The Pennsylvania-specific investment figure climbed over the course of the event itself. Seventy billion at the start of the day. Ninety billion mid-event. A hundred billion projected by day’s end. The growth reflected additional commitments being announced in real time as the summit progressed.
For Pennsylvania — a state that has been at the center of the manufacturing-decline narrative for three decades — a $100 billion capital deployment is genuinely transformative. The state’s economic geography could shift in meaningful ways if even a meaningful fraction of that capital converts to actual operations.
Rowe’s Storytelling Pitch
Rowe closed with a specific ask of the administration and the capital being deployed. “What I would propose with all humility is that somebody somewhere carve just a little sliver out of that, a fraction of a percent allocated for better storytelling. Our country needs a national resource. Pennsylvania can lead this charge where any parent, any guidance counselor, any kid who is curious enough to explore the opportunity…”
The transcript cuts off mid-sentence, but Rowe’s argument is familiar to anyone who has watched his broader body of work. The problem with American manufacturing is not only the jobs themselves — it is the cultural narrative that tells young people those jobs are second-tier. Rowe is asking for a fraction of the capital being deployed to be used for narrative work: helping parents, guidance counselors, and students understand that skilled trades and advanced manufacturing are genuinely desirable career paths, not consolation prizes for those who didn’t go to college.
That is a sensible request. Whether it gets honored depends on whether corporate communications budgets of the companies making these investments include the kind of cross-sector narrative work Rowe is describing.
Two Conversions, One Moment
Langone’s conversion is the individual-billionaire version of the broader political realignment the administration has been cultivating. Bessent’s argument about economists being wrong on tariffs is the macroeconomic version of the same story — the experts who said this would fail are being shown to have missed. Rowe’s “he gets it” is the cultural-validation version. Trump’s “$15 trillion” is the capital-markets version.
Each of those stories, on its own, is a data point. Together, they are the kind of accumulating evidence that tends to define whether a presidency consolidates or stalls.

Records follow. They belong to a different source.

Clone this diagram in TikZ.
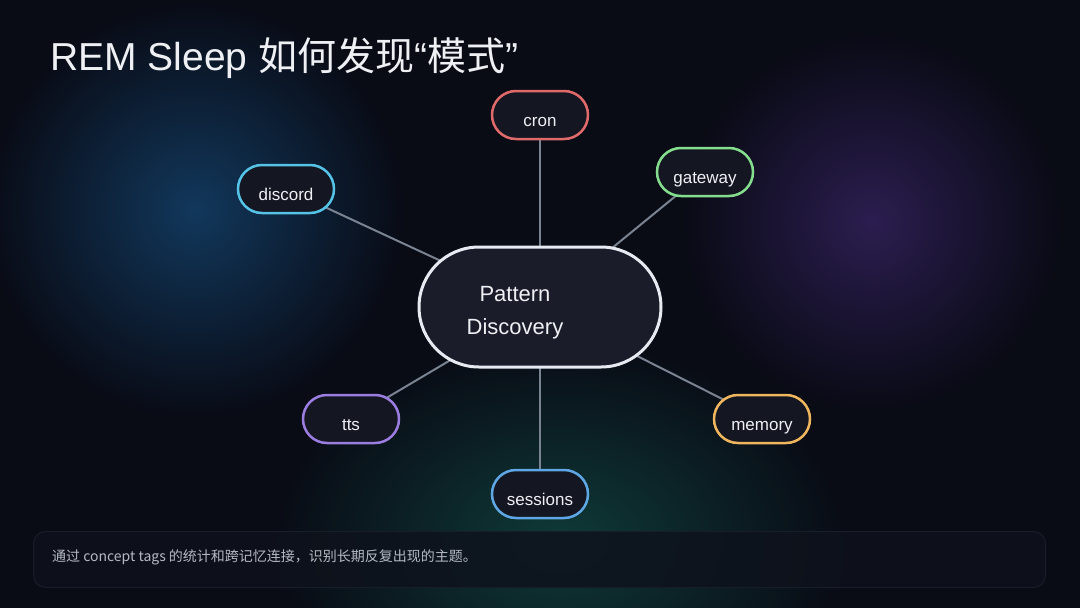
\documentclass[tikz,border=0pt]{standalone}
\usepackage{fontspec}
\setmainfont{Liberation Sans}
\newfontfamily\cjk{Noto Sans CJK SC}
\usetikzlibrary{fadings,backgrounds}
\pgfdeclarelayer{links}
\pgfsetlayers{background,links,main}
\tikzfading[name=glowfade, inner color=transparent!0, outer color=transparent!100]
\definecolor{bg}{HTML}{090B15}
\definecolor{glowblue}{HTML}{12385C}
\definecolor{glowpurple}{HTML}{2C1E50}
\definecolor{glowteal}{HTML}{0F3A38}
\definecolor{nodefill}{HTML}{141722}
\definecolor{hubfill}{HTML}{1A1C2A}
\definecolor{hubline}{HTML}{E8EAF2}
\definecolor{linkc}{HTML}{7A8392}
\definecolor{txt}{HTML}{EEF0F4}
\definecolor{captxt}{HTML}{B4B9C4}
\definecolor{capfill}{HTML}{0E121C}
\definecolor{capline}{HTML}{181D2A}
\definecolor{cronc}{HTML}{E06A6A}
\definecolor{gatec}{HTML}{84DE8E}
\definecolor{discc}{HTML}{55C3E6}
\definecolor{ttsc}{HTML}{9B7DE0}
\definecolor{memc}{HTML}{F0B65E}
\definecolor{sessc}{HTML}{5EA6E4}
\tikzset{
  leaf/.style={draw=#1, line width=2.5pt, fill=nodefill, rounded corners=24pt,
    minimum width=96pt, minimum height=48pt, inner sep=0pt,
    text height=23pt, text depth=0pt, text=txt, font=\fontsize{17}{20}\selectfont},
  hub/.style={draw=hubline, line width=3pt, fill=hubfill, rounded corners=60pt,
    minimum width=242pt, minimum height=120pt, inner sep=0pt},
  hubtext/.style={text=txt, align=center, inner sep=0pt, font=\fontsize{22}{33}\selectfont},
  link/.style={draw=linkc, line width=2pt},
  glow/.style={fill=#1, path fading=glowfade}
}
\begin{document}
\begin{tikzpicture}[x=1pt,y=-1pt]
\useasboundingbox (0,0) rectangle (1080,608);
\begin{scope}[on background layer]
\clip (0,0) rectangle (1080,608);
\fill[bg] (0,0) rectangle (1080,608);
% background glows
\fill[glow=glowblue] (195,210) circle (210pt);
\fill[glow=glowpurple] (872,222) circle (190pt);
\fill[glow=glowteal] (560,540) ellipse (290pt and 200pt);
\end{scope}
% title
\node[anchor=base west, inner sep=0pt, text=txt, font=\fontsize{39}{44}\selectfont] (title) at (50,70)
  {REM Sleep {\cjk 如何发现}“{\cjk 模式}”};
% nodes
\node[hub] (hub) at (540,307) {};
\node[hubtext] (hubt) at (515,313) {Pattern\\Discovery};
\node[leaf=cronc] (cron) at (540,115) {cron};
\node[leaf=gatec] (gateway) at (705,172) {gateway};
\node[leaf=discc] (discord) at (286,189) {discord};
\node[leaf=ttsc] (tts) at (351,419) {tts};
\node[leaf=memc] (memory) at (762,419) {memory};
\node[leaf=sessc] (sessions) at (540,494) {sessions};
\begin{pgfonlayer}{links}
\foreach \n in {cron,gateway,discord,tts,memory,sessions}
  \draw[link] (hub.center) -- (\n.center);
\end{pgfonlayer}
% caption
\node[draw=capline, line width=1pt, fill=capfill, fill opacity=0.85, rounded corners=12pt,
  minimum width=1012pt, minimum height=56pt, anchor=north west] (capbox) at (33,531) {};
\node[anchor=west, inner sep=0pt, text=captxt, font=\cjk\fontsize{14}{16}\selectfont] (cap)
  at (52,557) {通过 concept tags 的统计和跨记忆连接，识别长期反复出现的主题。};
\end{tikzpicture}
\end{document}
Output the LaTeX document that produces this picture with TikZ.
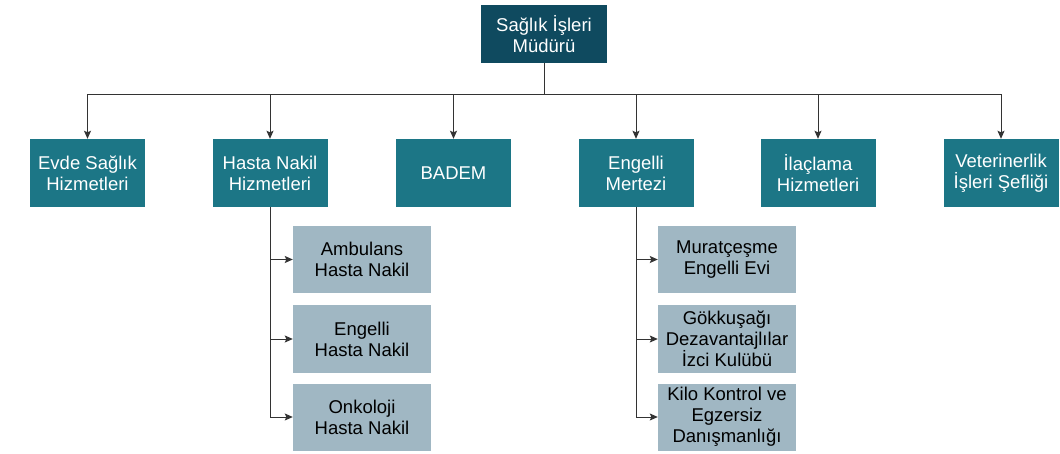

The test is whether the pattern continues through the remaining years of the term.
Key Takeaways
- Home Depot co-founder Ken Langone reversed his prior position on CNBC: “I am sold on Trump … one of our best presidents ever” — with the anchor noting “That is a real turnaround because you didn’t want to vote for him.”
- Langone’s reasoning: “When you made a mistake, admit it … I think this guy is turning out to be a president.” He relayed a pilot from the Iran strike telling Trump “you’re the only guy in the presidency that would have done what you did.”
- Treasury Secretary Scott Bessent argued “one thing that Wall Street, a lot of economists, market in general, got wrong early on was that tariffs were going to a substantial price level rise, which just hasn’t happened.”
- Trump announced $15 trillion cumulative investment and more than $90 billion at the Pennsylvania Innovation Summit alone — projecting “100 billion by the end of the day.”
- Mike Rowe endorsed reshoring for “two or three million jobs in manufacturing that currently don’t exist,” said “you don’t need to go to college” to get a technician’s job starting at “$75,000 … ends at $200,000,” and asked the administration for “a fraction of a percent allocated for better storytelling” about skilled trades.